2. “THERE’S A TRICK TO LAYING OUT THE FOOD”


Experienced caterers have found that there is a curious pattern in people’s consumption. Generally, they eat the most from the dishes closest to the place where the plates are kept. As they move away, plates get filled up and they lose interest, unless they are particularly savvy about what they want. So, caterers who have stinged on the expensive mutton vindaloo will make sure it is placed at the very end and then count on food fatigue. If it is Thai food, the order of placement would go something like this: you would put the rice first, then the vegetable curry, then some more vegetables, and finally the chicken and prawns. If the live pasta counter is all the way at the end of the line, you can calmly get away with being frugal on the fussilli and know that it won’t run short.


Caterers save a lot of money on this carefully planned food chain. Some dishes are definitely more expensive than others. For instance, South Indian food is the cheapest because it generally consists of two ingredients—rice and daal. Chinese comes pretty close because you can pad almost every thing with corn-flour and add lots of ajinomoto to make sure it tastes good. Expect the prawn curry to be at the end of the table.

3. “STARTERS AND LESS IS THE WAY TO GO”


A caterer confides that the best place to get away with lesser servings is on starters. The way to do it is to make sure that the tray of, say, liver pate and crackers goes out at far greater intervals than the plate of sesame toast and mushrooms.

The other key thing, says a caterer insisting on confidentiality for obvious reasons, is to make sure that the host gets served the good stuff regularly so he or she thinks that everything is in order. “We actually train our waiters to keep the host or hostess happy,” says the caterer.


4. “WE COOK UNDER GROSS CONDITIONS”


If it’s a big outdoor catering event, you can safely expect to consume vast quantities of e-coli along with your food. You can only imagine what the back-end operations would be like, whether it is the cooking or the washing. In a city like Mumbai, very few kitchens can accommodate mass-scale cooking. So the kitchen venue tends to be a maidan or football field, with no refrigeration, or proper covering. The yummy crunchy thingy in your vegetable kolhapuri may well be a grasshopper or beetle (but at least you are on a protein diet).
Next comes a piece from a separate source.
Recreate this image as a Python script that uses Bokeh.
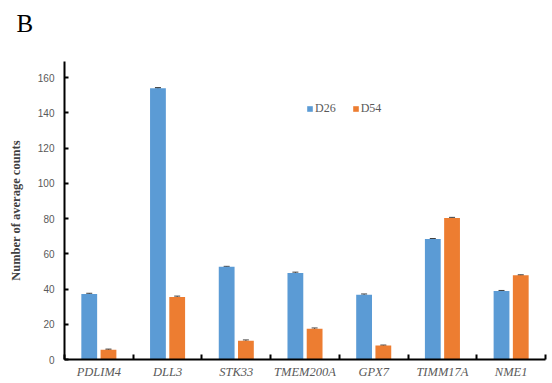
from bokeh.plotting import figure
from bokeh.models import (ColumnDataSource, FixedTicker, Range1d, Whisker, Legend,
                          LegendItem, Title)
from bokeh.embed import file_html
from bokeh.resources import INLINE

genes = ["PDLIM4", "DLL3", "STK33", "TMEM200A", "GPX7", "TIMM17A", "NME1"]
d26 = [37.2, 154.0, 52.6, 49.1, 36.8, 68.4, 38.9]
d54 = [5.6, 35.5, 10.6, 17.4, 7.9, 80.3, 47.8]
d26_err = [0.4, 0.4, 0.3, 0.5, 0.4, 0.3, 0.3]
d54_err = [0.3, 0.5, 0.5, 0.5, 0.3, 0.4, 0.3]
y_ticks = [0, 20, 40, 60, 80, 100, 120, 140, 160]

BLUE = "#5B9BD5"
ORANGE = "#ED7D31"
GRAY = "#595959"

n = len(genes)
centers = [i + 0.5 for i in range(n)]
bounds = list(range(n + 1))
off = 0.14
bw = 0.23

src = ColumnDataSource(data=dict(
    xb=[c - off for c in centers], xo=[c + off for c in centers],
    d26=d26, d54=d54,
    d26_lo=[v - e for v, e in zip(d26, d26_err)], d26_hi=[v + e for v, e in zip(d26, d26_err)],
    d54_lo=[v - e for v, e in zip(d54, d54_err)], d54_hi=[v + e for v, e in zip(d54, d54_err)],
))

p = figure(width=552, height=383, output_backend="svg", toolbar_location=None,
           x_range=Range1d(0, n), y_range=Range1d(0, 169.2),
           min_border_left=64, min_border_right=7, min_border_top=61, min_border_bottom=24,
           title=Title(text="B", align="left", offset=-48, standoff=0,
                       text_font="Liberation Serif", text_font_size="25px",
                       text_font_style="normal", text_color="black"))
# spacer between the panel letter and the plot area
p.add_layout(Title(text=" ", text_font_size="1px", standoff=22), "above")
p.outline_line_color = None
p.grid.grid_line_color = None
p.background_fill_color = "white"
p.border_fill_color = "white"

rb = p.vbar(x="xb", top="d26", width=bw, source=src, fill_color=BLUE, line_color=None)
ro = p.vbar(x="xo", top="d54", width=bw, source=src, fill_color=ORANGE, line_color=None)

for lo, hi, xx in (("d26_lo", "d26_hi", "xb"), ("d54_lo", "d54_hi", "xo")):
    w = Whisker(base=xx, lower=lo, upper=hi, source=src, line_color="#404040", line_width=1)
    w.upper_head.size = 6
    w.lower_head.size = 6
    w.upper_head.line_color = "#404040"
    w.lower_head.line_color = "#404040"
    p.add_layout(w)

# x axis
xa = p.xaxis[0]
xa.ticker = FixedTicker(ticks=centers, minor_ticks=bounds)
xa.major_label_overrides = {c: g for c, g in zip(centers, genes)}
xa.major_tick_line_color = None
xa.major_tick_in = 0
xa.major_tick_out = 0
xa.minor_tick_in = 5
xa.minor_tick_out = 0
xa.minor_tick_line_color = "black"
xa.minor_tick_line_width = 2
xa.axis_line_color = "black"
xa.axis_line_width = 2
xa.major_label_text_font = "Liberation Serif"
xa.major_label_text_font_style = "italic"
xa.major_label_text_font_size = "12.5px"
xa.major_label_text_color = GRAY
xa.major_label_standoff = 5

# y axis
ya = p.yaxis[0]
ya.ticker = FixedTicker(ticks=y_ticks, minor_ticks=[])
ya.major_tick_in = 4
ya.major_tick_out = 0
ya.major_tick_line_color = "black"
ya.major_tick_line_width = 2
ya.axis_line_color = "black"
ya.axis_line_width = 2
ya.major_label_text_font = "Liberation Sans"
ya.major_label_text_font_size = "10px"
ya.major_label_text_color = GRAY
ya.major_label_standoff = 10
ya.axis_label = "Number of average counts"
ya.axis_label_text_font = "Liberation Serif"
ya.axis_label_text_font_style = "bold"
ya.axis_label_text_font_size = "12.5px"
ya.axis_label_text_color = "#404040"
ya.axis_label_standoff = 12

legend = Legend(items=[LegendItem(label="D26", renderers=[rb]),
                       LegendItem(label="D54", renderers=[ro])],
                orientation="horizontal", location=(242, 243),
                glyph_width=7, glyph_height=7, label_standoff=2, spacing=16,
                padding=0, margin=0, border_line_color=None,
                background_fill_alpha=0,
                label_text_font="Liberation Serif", label_text_font_size="12px",
                label_text_color=GRAY, label_height=12)
p.add_layout(legend)

open("out.html", "w").write(file_html(p, INLINE))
Says food-man Moshe Shek, “Be thankful that the wedding season is in December. At least in this weather, there are less chances of your food rotting in the heat.” As for clean dishes? Well, there is no running water, so don’t expect the earth. The glasses are usually the worst offenders. Don’t be offended if your guests carry their own water. Because even if you’re serving bottled water, you have no control over the lipstick marks on the glasses.

5. “WHO SAID WE WERE GOOD AT MATH?”


It’s the oldest trick in the book. You ordered food for 100, but the caterer ends up billing you for 120, and you have no way of verifying the fact because you don’t know how many people have eaten. Nowadays, more and more party hosts tend to position their own person at the point where the plates are dispensed to count the number of heads. In fact, caterers complain that some cheap customers tend to do the reverse, which is under-count the number of plates that went out.